___ Source data ___

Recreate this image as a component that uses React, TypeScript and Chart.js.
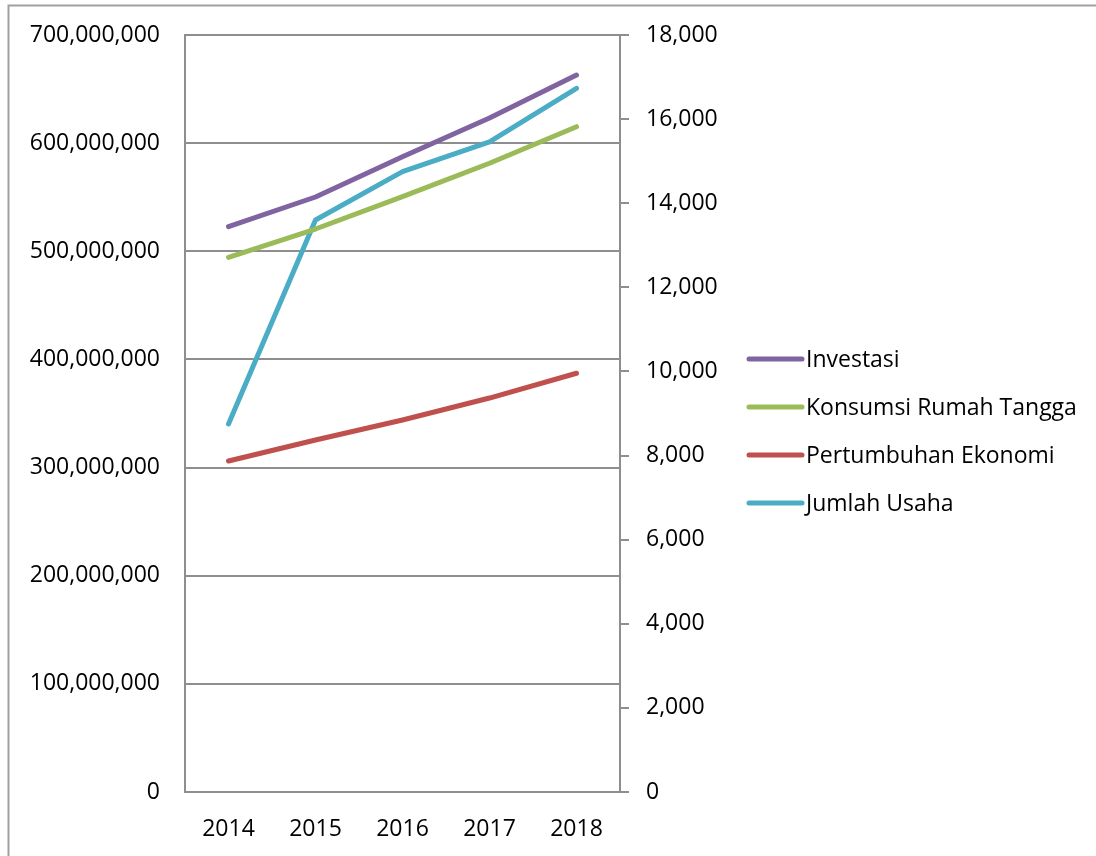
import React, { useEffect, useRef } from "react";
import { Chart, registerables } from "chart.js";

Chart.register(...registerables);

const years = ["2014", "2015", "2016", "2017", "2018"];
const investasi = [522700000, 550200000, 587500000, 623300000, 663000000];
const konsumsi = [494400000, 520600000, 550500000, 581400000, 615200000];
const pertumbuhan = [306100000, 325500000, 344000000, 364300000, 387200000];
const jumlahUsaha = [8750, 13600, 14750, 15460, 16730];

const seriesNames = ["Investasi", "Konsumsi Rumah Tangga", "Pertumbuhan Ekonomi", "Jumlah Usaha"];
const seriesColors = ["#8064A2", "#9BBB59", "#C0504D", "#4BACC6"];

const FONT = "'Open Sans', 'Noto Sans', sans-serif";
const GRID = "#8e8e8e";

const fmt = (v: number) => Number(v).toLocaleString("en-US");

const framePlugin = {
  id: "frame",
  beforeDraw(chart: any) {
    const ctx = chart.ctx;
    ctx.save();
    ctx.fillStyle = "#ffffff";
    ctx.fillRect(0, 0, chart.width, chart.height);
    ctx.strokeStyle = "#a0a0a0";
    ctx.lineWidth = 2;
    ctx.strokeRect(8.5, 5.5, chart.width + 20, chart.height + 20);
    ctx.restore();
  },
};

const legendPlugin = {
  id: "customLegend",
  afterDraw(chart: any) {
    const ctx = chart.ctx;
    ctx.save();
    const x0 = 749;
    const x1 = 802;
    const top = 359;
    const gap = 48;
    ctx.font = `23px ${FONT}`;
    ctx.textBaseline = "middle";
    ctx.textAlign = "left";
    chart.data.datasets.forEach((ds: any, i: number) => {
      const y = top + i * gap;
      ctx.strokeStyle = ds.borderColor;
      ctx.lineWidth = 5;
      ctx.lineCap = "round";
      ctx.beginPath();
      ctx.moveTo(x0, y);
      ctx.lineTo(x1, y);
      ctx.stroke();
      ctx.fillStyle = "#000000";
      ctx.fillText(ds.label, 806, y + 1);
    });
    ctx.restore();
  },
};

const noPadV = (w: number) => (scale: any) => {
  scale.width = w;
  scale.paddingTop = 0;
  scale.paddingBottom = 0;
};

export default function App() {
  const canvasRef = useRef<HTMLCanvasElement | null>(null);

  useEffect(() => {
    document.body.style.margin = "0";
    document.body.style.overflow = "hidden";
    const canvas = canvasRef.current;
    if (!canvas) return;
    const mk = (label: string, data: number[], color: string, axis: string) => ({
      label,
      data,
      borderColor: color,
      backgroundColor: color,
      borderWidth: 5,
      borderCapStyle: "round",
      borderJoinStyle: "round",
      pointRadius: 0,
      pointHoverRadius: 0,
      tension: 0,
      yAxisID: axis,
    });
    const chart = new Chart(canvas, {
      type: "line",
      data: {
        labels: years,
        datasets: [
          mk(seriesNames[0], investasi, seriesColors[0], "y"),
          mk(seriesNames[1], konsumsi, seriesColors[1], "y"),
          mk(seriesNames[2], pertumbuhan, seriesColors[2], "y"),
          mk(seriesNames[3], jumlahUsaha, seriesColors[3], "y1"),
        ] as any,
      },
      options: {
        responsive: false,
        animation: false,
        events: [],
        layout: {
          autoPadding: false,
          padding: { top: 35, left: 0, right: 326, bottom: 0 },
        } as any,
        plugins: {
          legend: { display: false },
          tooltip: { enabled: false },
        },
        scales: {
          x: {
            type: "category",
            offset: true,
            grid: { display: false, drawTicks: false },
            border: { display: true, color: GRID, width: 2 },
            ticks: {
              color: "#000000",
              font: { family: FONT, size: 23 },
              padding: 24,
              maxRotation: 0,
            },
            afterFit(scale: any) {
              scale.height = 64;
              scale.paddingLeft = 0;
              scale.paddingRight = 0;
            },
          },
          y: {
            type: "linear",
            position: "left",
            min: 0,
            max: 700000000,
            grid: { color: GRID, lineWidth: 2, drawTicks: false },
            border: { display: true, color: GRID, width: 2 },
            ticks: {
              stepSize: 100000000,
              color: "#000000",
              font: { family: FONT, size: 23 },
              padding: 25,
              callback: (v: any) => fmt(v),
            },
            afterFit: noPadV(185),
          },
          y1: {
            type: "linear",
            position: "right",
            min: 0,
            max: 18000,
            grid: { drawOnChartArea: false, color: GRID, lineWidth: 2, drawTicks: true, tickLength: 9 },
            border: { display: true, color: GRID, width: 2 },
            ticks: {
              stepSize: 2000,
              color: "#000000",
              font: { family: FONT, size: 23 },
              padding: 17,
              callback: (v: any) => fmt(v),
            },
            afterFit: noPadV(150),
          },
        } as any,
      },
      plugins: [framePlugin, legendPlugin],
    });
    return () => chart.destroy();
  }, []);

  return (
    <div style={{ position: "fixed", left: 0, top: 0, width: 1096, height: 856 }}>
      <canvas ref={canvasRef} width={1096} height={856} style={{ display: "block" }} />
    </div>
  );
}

___

▸ What is required
Quote the preceding listing precisely and completely, omitting its images.

▸ Result
Recreate this image as a component that uses React, TypeScript and Chart.js.
import React, { useEffect, useRef } from "react";
import { Chart, registerables } from "chart.js";

Chart.register(...registerables);

const years = ["2014", "2015", "2016", "2017", "2018"];
const investasi = [522700000, 550200000, 587500000, 623300000, 663000000];
const konsumsi = [494400000, 520600000, 550500000, 581400000, 615200000];
const pertumbuhan = [306100000, 325500000, 344000000, 364300000, 387200000];
const jumlahUsaha = [8750, 13600, 14750, 15460, 16730];

const seriesNames = ["Investasi", "Konsumsi Rumah Tangga", "Pertumbuhan Ekonomi", "Jumlah Usaha"];
const seriesColors = ["#8064A2", "#9BBB59", "#C0504D", "#4BACC6"];

const FONT = "'Open Sans', 'Noto Sans', sans-serif";
const GRID = "#8e8e8e";

const fmt = (v: number) => Number(v).toLocaleString("en-US");

const framePlugin = {
  id: "frame",
  beforeDraw(chart: any) {
    const ctx = chart.ctx;
    ctx.save();
    ctx.fillStyle = "#ffffff";
    ctx.fillRect(0, 0, chart.width, chart.height);
    ctx.strokeStyle = "#a0a0a0";
    ctx.lineWidth = 2;
    ctx.strokeRect(8.5, 5.5, chart.width + 20, chart.height + 20);
    ctx.restore();
  },
};

const legendPlugin = {
  id: "customLegend",
  afterDraw(chart: any) {
    const ctx = chart.ctx;
    ctx.save();
    const x0 = 749;
    const x1 = 802;
    const top = 359;
    const gap = 48;
    ctx.font = `23px ${FONT}`;
    ctx.textBaseline = "middle";
    ctx.textAlign = "left";
    chart.data.datasets.forEach((ds: any, i: number) => {
      const y = top + i * gap;
      ctx.strokeStyle = ds.borderColor;
      ctx.lineWidth = 5;
      ctx.lineCap = "round";
      ctx.beginPath();
      ctx.moveTo(x0, y);
      ctx.lineTo(x1, y);
      ctx.stroke();
      ctx.fillStyle = "#000000";
      ctx.fillText(ds.label, 806, y + 1);
    });
    ctx.restore();
  },
};

const noPadV = (w: number) => (scale: any) => {
  scale.width = w;
  scale.paddingTop = 0;
  scale.paddingBottom = 0;
};

export default function App() {
  const canvasRef = useRef<HTMLCanvasElement | null>(null);

  useEffect(() => {
    document.body.style.margin = "0";
    document.body.style.overflow = "hidden";
    const canvas = canvasRef.current;
    if (!canvas) return;
    const mk = (label: string, data: number[], color: string, axis: string) => ({
      label,
      data,
      borderColor: color,
      backgroundColor: color,
      borderWidth: 5,
      borderCapStyle: "round",
      borderJoinStyle: "round",
      pointRadius: 0,
      pointHoverRadius: 0,
      tension: 0,
      yAxisID: axis,
    });
    const chart = new Chart(canvas, {
      type: "line",
      data: {
        labels: years,
        datasets: [
          mk(seriesNames[0], investasi, seriesColors[0], "y"),
          mk(seriesNames[1], konsumsi, seriesColors[1], "y"),
          mk(seriesNames[2], pertumbuhan, seriesColors[2], "y"),
          mk(seriesNames[3], jumlahUsaha, seriesColors[3], "y1"),
        ] as any,
      },
      options: {
        responsive: false,
        animation: false,
        events: [],
        layout: {
          autoPadding: false,
          padding: { top: 35, left: 0, right: 326, bottom: 0 },
        } as any,
        plugins: {
          legend: { display: false },
          tooltip: { enabled: false },
        },
        scales: {
          x: {
            type: "category",
            offset: true,
            grid: { display: false, drawTicks: false },
            border: { display: true, color: GRID, width: 2 },
            ticks: {
              color: "#000000",
              font: { family: FONT, size: 23 },
              padding: 24,
              maxRotation: 0,
            },
            afterFit(scale: any) {
              scale.height = 64;
              scale.paddingLeft = 0;
              scale.paddingRight = 0;
            },
          },
          y: {
            type: "linear",
            position: "left",
            min: 0,
            max: 700000000,
            grid: { color: GRID, lineWidth: 2, drawTicks: false },
            border: { display: true, color: GRID, width: 2 },
            ticks: {
              stepSize: 100000000,
              color: "#000000",
              font: { family: FONT, size: 23 },
              padding: 25,
              callback: (v: any) => fmt(v),
            },
            afterFit: noPadV(185),
          },
          y1: {
            type: "linear",
            position: "right",
            min: 0,
            max: 18000,
            grid: { drawOnChartArea: false, color: GRID, lineWidth: 2, drawTicks: true, tickLength: 9 },
            border: { display: true, color: GRID, width: 2 },
            ticks: {
              stepSize: 2000,
              color: "#000000",
              font: { family: FONT, size: 23 },
              padding: 17,
              callback: (v: any) => fmt(v),
            },
            afterFit: noPadV(150),
          },
        } as any,
      },
      plugins: [framePlugin, legendPlugin],
    });
    return () => chart.destroy();
  }, []);

  return (
    <div style={{ position: "fixed", left: 0, top: 0, width: 1096, height: 856 }}>
      <canvas ref={canvasRef} width={1096} height={856} style={{ display: "block" }} />
    </div>
  );
}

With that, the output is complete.